Hall scattering rates of doped GaAs and Bi$_2$Sr$_2$CaCu$_2$O$_{2+x}$

Magneto-optical measurement of infrared Hall effect provides important information about the Fermi surface topography and carrier scattering rates of metals. A recent study (Rigal et.al. Phys. Rev. Lett. vol 93, 137002 (2004)) of IR Hall effect of underdoped YBa$_2$Cu$_3$O$_{6+x}$ reveals a dramatic increase of the Hall frequency for underdoped samples, consistent with a partial gapping of the Fermi surface as predicted in density wave models. The scattering rates, or imaginary parts of self energies of quasiparticles of cuprate superconductors have been shown by various experimental techniques (transport, optical, APRES ) to have a linear dependence on frequencies. The scattering rates measured by IR Hall effect, however, have been found to be frequency independent. In this study, we compare the infrared Hall response of doped GaAs with that of underdoped Bi$_2$Sr$_2 $CaCu$_2$O$_{2+x}$ samples to investigate the origin of the apparent independence of Hall scattering rate of cuprate superconductors on frequency.
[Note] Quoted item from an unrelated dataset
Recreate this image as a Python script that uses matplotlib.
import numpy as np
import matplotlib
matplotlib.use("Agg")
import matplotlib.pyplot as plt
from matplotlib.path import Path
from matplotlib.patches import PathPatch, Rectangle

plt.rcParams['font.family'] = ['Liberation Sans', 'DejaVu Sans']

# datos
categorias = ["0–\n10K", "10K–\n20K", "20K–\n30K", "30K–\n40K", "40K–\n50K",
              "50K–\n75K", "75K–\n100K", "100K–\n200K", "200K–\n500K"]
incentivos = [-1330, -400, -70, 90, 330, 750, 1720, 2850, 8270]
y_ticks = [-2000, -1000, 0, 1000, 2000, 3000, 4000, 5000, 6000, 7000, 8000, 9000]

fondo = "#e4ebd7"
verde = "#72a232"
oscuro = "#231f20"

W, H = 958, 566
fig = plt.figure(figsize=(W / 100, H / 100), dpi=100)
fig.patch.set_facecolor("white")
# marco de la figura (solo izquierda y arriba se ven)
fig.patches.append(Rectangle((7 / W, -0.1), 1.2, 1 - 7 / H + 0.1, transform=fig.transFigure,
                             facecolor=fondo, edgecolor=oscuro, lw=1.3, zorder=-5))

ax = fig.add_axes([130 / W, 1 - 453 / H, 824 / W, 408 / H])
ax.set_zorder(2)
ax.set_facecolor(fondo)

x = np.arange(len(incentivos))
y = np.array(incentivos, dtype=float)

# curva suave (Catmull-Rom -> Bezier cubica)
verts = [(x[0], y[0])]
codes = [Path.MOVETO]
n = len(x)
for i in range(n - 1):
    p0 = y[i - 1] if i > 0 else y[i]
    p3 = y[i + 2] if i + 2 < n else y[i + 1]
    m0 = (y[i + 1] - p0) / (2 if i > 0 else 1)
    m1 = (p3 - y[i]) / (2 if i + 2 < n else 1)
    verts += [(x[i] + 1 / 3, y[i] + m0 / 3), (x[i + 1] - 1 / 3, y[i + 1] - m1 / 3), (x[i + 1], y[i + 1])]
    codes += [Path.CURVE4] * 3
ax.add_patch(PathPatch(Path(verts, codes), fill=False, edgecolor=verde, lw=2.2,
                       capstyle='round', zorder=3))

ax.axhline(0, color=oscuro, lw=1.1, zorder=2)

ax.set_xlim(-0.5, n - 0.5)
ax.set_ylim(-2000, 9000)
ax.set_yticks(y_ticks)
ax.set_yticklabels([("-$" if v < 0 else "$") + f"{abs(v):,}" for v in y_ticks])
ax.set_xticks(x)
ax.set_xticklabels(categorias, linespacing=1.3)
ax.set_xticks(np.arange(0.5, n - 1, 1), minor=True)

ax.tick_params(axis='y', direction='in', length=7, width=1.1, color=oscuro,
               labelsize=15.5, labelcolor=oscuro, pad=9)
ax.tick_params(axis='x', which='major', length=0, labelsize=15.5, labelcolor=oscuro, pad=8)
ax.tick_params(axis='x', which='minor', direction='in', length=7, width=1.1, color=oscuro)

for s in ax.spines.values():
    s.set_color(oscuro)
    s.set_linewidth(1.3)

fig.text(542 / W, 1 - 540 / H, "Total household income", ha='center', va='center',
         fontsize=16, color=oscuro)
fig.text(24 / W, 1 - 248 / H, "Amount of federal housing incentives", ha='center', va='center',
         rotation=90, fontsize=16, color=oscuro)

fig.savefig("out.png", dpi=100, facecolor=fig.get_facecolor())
The measurements are carried out from 900-1100 cm$^{-1}$ in fields to 8 T and temperatures from 10 K to 300 K. The GaAs sample is Si doped at 6x10$^{6}$ cm$^{- 3}$. The Faraday angle gives a measure of the carrier density and the circular dichroism measures the carrier scattering rates. (Work supported by NSF grant DMR-0303112).